E atão, logo ali, à chigada ô adro, vejo dôs, de costas, numa grande conversada. Olhí melhor, pensí cá p'ra mim:

- Ó passo desapercebido ó, se me lombrigam, já nã me visto livre deles... Aquilo sã o Tóino Roça e o parente Abíl'o Pastana...

E eram. Inda briguí p'a ver se me dava metido assim ali p' ô mê da pr'cissão, mái aquilo, a famila, vinha já tudo pertado p'a antrar na igreja, nã me dí arrumado de manêras qu' eles nã repàirassem im mim.

Procissão dos Ramos - MonchiqueProcissão dos Ramos - Monchique
Cá im tôd' ô Algarve, é d' adregue haver uma terra qu' a famila seja tã amiga de par'cer semp'e nestas coisas.

- Ó parente! Parente!...

Inda fiz que nã tinha ôvisto, de cara bem voltada p' à frente e quái sem pastanejar. Más o parente Abíl'o nã me largô da mão inq'onto nã me fez olhar p'ra ele:

- Parente Refóias! Venha cá!... Ande cá aqui ô pé da gente, nã fuja. Atã que figura é essa?...

Lá tive qu' ir, pôs atão...

- Nã me diga que 'tá zangado aqui com o mê compad' Abíl'o, que já nã digo com-migo?!... Béque-me nã qu'ria vir...

. Qual o quem, nã vê qu' ê ia ali t'mando sentido à pr'cissão, nã l'ví repáiro de vocêas...

- Ai homem marafado!... Pensa que m' ingana?!...

C'm' à coisa nã me 'tava a calhar, p' a l'e trocar as voltas, d'sfarçí a conversa e mudí d' assunto:

- Mái désna de q'ondo é que vomecêas os dôs sã compadres?... Atã o Abíl'o nunca casô e vomecêa, parente, inda nunca teve filhos... E, agora, calhando, tamém já nã pensa nisso...

Salta logo o Abíl'o Pastana:

- Atã nã somos compadres de palmas?!... Olha, e faz hoje anos... É D'mingo de Ramos que se faz aquilo dos compad'es de palmas com as palmas bentas.

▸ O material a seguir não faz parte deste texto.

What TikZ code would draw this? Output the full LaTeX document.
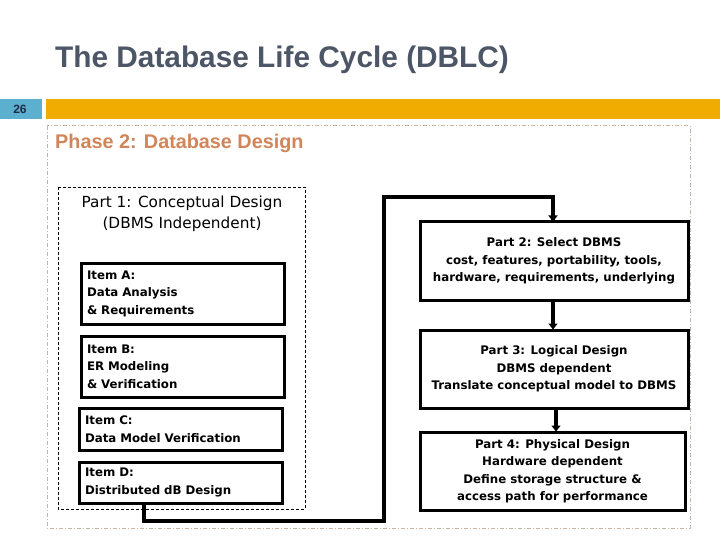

- Hoje em dia, já ninguém usa a fazer isso, mái nôtr's temp's, era munto de c'stume fazer essa sortes.

- Pôs ê cá tamém já fiz isso, aqui com o tê parente Tóino, há coisa aí bem duns trinta anos...

- P'ra más do que p'ra menes, compadre... Tinha-se vindo da tropa fazia pôco tempo. Ele há más é perto duns q'ôrenta...

- Bom, mês amig's, tenham pacência mái, agora, vô-me andando, qu' ê tenho qu' ir à missa. E s' a minha Maria nã vê lá, inda me dá alguma desanda...

Era ê cá a ver se me livrava deles...

- 'Pera aí... Que pressa é essa?... Dêxa-te 'tar aqui mái um coisinho com a gente. Ó tens qu' ir comprar a bula, nã se vã elas acabar...

- Nã se brinca com coisas dessas, Abíl'o... Olha que fazes pecado...

Procissão dos Ramos - Monchique
A pr'cissão antrava na porta da Matriz e ê nã dava tirado as vistas deste pórtico, bonito até mái não, l'e chamam eles, os que sabem, "pórtico manuelino"...

Inda ê cá era moç'-pequeno, é qu' havia as bulas. Agora?!... Isso já acabô há munto tempo. Nã sê s' inda s' alembram, em quarta-fêra de cinzas ó um d'mingo entes, ia-se à sac'stia e comprava-se-as, qu' era p'a se poder c'mer uma carninha durante a q'ôresma. Isso, n' alguns dias, qu' às sextas-fêras, nem com bula nem sem bula...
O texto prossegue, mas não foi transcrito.